The increased packing density of the integrated circuit generates numerous challenges to the semiconductor manufacturing process. Nearly every device must be smaller without degrading operational performance of the integrated circuitry. High packing density, low heat generation, and low power consumption, with good reliability must be maintained without any functional degradation. Increased packing density of integrated circuits is usually accompanied by smaller feature size and, correspondingly, smaller device geometries.
As semiconductor feature sizes and geometries are reduced, certain device structures become more sensitive to physical properties and behaviors of other nearby device structures. Minor changes in placement or configuration of a device structure can have a significant impact on the lifetime performance or reliability of an integrated circuit. Balancing competing sensitivities and characteristics of different structures within a circuit can be further complicated by technology-imposed design or layout limitations. A number of high-performance device fabrication technologies must impose certain design constraints (e.g., maximum interconnect width, maximum oxide thickness, minimum gate length) in order to provide required performance levels (e.g., low voltage operation).
Consider, for example, certain issues that arise during the production and operation of low voltage CMOS transistor devices. The use of low supply voltage (e.g., 1.2V, 1.8V) CMOS components within certain applications—especially applications where such components are interfaced to higher voltage (e.g., 1.8V, 3.0V) devices—can result in disproportionately high stresses on critical CMOS features and structures. One CMOS device feature of particular concern is gate oxide. The electrical integrity and stability of gate oxide structure is critical to overall transistor performance and reliability. However, CMOS transistor gate oxides can be vulnerable to structural and parametric breakdown caused by high electric fields generated from within a transistor—especially relatively shallow gate oxides that are common in low voltage technologies.
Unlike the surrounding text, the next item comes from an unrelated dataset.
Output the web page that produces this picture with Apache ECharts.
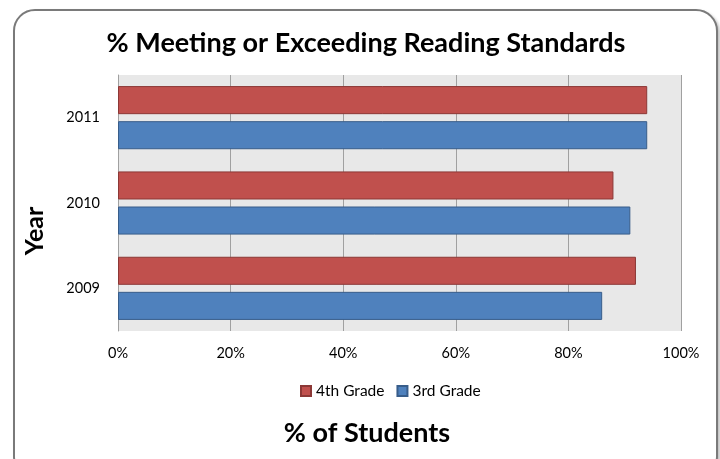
<!DOCTYPE html>
<html><head><meta charset="utf-8">
<script src="https://cdn.jsdelivr.net/npm/echarts@6/dist/echarts.min.js"></script>
<style>
html,body{margin:0;padding:0;background:#fff;width:720px;height:459px;overflow:hidden}
#frame{position:absolute;left:13px;top:9px;width:705px;height:470px;border:2px solid #7a7a7a;border-radius:22px;box-sizing:border-box;box-shadow:2px 2px 3px rgba(0,0,0,0.25);background:#fff}
#c{position:absolute;left:0;top:0;width:720px;height:459px}
</style></head>
<body>
<div id="frame"></div>
<div id="c"></div>
<script>
const years = ['2009', '2010', '2011'];
const grade4 = [92, 88, 94];
const grade3 = [86, 91, 94];
const xTicks = [0, 20, 40, 60, 80, 100];

const chart = echarts.init(document.getElementById('c'));
const font = 'Lato, "Open Sans", sans-serif';
chart.setOption({
  animation: false,
  legend: {
    data: ['4th Grade', '3rd Grade'],
    top: 378, left: 295,
    itemWidth: 10, itemHeight: 10, itemGap: 12,
    textStyle: {fontFamily: font, fontSize: 15.5, color: '#000', padding: [0, 0, 0, 0]},
    icon: 'rect'
  },
  graphic: [
    {type: 'text', x: 366, y: 43, style: {text: '% Meeting or Exceeding Reading Standards', fontFamily: font, fontWeight: 'bold', fontSize: 27, fill: '#000', align: 'center', verticalAlign: 'middle'}},
    {type: 'text', x: 367, y: 433, style: {text: '% of Students', fontFamily: font, fontWeight: 'bold', fontSize: 27, fill: '#000', align: 'center', verticalAlign: 'middle'}},
    {type: 'text', x: 35, y: 231, rotation: Math.PI / 2, style: {text: 'Year', fontFamily: font, fontWeight: 'bold', fontSize: 25, fill: '#000', align: 'center', verticalAlign: 'middle'}}
  ],
  grid: {left: 118, right: 39, top: 75, bottom: 128, show: true, backgroundColor: '#e8e8e8', borderWidth: 0},
  xAxis: {
    type: 'value', min: 0, max: 100, interval: 20,
    axisLabel: {formatter: v => v + '%', fontFamily: font, fontSize: 14.5, color: '#000', margin: 15},
    axisLine: {show: false}, axisTick: {show: false},
    splitLine: {show: true, lineStyle: {color: '#a0a0a0', width: 1}}
  },
  yAxis: {
    type: 'category', data: years,
    axisLabel: {fontFamily: font, fontSize: 14.5, color: '#000', margin: 18},
    axisLine: {show: true, lineStyle: {color: '#a0a0a0'}}, axisTick: {show: false}
  },
  series: [
    {name: '4th Grade', type: 'bar', data: grade4, barGap: '25%', barCategoryGap: '26%',
     itemStyle: {color: '#c0504d', borderColor: '#8c3836', borderWidth: 1}},
    {name: '3rd Grade', type: 'bar', data: grade3, barGap: '25%', barCategoryGap: '26%',
     itemStyle: {color: '#4f81bd', borderColor: '#385d8a', borderWidth: 1}}
  ]
});
</script>
</body></html>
Such internally generated electric fields frequently occur where a low supply voltage CMOS transistor is utilized in an application having high transistor terminal bias voltages (i.e., high bias on either the transistor's drain or supply). Unfortunately, such applications are commonplace for CMOS transistors. In many cases, it is desirable to design a system incorporating as many low supply voltage devices as possible, even where those low supply voltage devices must be used in conjunction with relatively high signal voltage devices.
Moreover, the generation of, and damage caused by, internal electric fields can be intensified by device features and spatial relationships necessitated by the device's fabrication technology. For example, a number of small geometry CMOS transistor technologies utilize a shallow trench isolation (STI) feature within device silicon to separate gate structure from drain structure. Commonly, however, the configuration and placement of STI features conduct, or promote the conduction of, electric fields from the drain region orthogonally into the gate oxide.
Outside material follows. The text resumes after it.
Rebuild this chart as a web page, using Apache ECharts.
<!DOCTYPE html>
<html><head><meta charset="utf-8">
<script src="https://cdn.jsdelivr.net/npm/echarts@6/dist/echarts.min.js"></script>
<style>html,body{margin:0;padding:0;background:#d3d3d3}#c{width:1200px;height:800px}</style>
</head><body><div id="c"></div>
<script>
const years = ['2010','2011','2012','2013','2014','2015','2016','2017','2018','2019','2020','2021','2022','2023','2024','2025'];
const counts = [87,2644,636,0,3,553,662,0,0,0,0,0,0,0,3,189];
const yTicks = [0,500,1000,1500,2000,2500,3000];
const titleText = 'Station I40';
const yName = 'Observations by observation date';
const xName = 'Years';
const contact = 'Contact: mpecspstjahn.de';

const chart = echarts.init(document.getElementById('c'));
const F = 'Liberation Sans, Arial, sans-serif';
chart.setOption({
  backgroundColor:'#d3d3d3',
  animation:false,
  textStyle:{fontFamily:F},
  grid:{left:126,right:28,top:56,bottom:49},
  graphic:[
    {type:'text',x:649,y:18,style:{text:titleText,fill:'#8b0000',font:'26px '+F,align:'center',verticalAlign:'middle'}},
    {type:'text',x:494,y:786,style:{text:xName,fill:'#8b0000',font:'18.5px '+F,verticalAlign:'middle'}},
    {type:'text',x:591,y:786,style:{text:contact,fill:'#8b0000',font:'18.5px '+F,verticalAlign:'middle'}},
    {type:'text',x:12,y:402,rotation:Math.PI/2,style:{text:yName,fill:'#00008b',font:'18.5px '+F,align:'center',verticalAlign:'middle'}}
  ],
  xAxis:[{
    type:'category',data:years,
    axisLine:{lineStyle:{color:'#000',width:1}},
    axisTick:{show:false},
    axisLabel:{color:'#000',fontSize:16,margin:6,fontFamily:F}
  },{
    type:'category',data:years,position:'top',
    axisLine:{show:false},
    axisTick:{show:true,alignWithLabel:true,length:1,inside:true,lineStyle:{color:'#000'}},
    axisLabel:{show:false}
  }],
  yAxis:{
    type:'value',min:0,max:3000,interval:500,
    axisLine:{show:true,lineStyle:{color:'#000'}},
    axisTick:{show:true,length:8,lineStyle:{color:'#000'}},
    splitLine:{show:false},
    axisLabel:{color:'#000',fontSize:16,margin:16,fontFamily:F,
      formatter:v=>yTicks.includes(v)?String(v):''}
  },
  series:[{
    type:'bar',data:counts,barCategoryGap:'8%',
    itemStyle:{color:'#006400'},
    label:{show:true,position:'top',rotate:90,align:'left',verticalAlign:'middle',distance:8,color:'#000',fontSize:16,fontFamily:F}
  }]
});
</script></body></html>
As most, if not all, of an orthogonal electric field penetrates a gate oxide, that oxide rapidly begins to break down. As gate oxide breakdown continues, device parametric performance skews drastically until the device fails completely. This obviously causes a number of circuit and system performance and reliability problems. A manufacturer's ability to address such phenomena, and problems resulting therefrom, is often limited or precluded by process technology design constraints. In a low voltage technology, for example, increasing gate oxide thickness to withstand electric field degradation is often not possible or commercially feasible. Altering process flows or design rules, to overcome such technology-imposed constraints on a general or case-by-case basis, is inefficient and cost-prohibitive.
As a result, there is a need for a system that effectively limits semiconductor structure degradation caused by internally generated electric fields—improving overall circuit and system performance and reliability in an easy, efficient and cost-effective manner.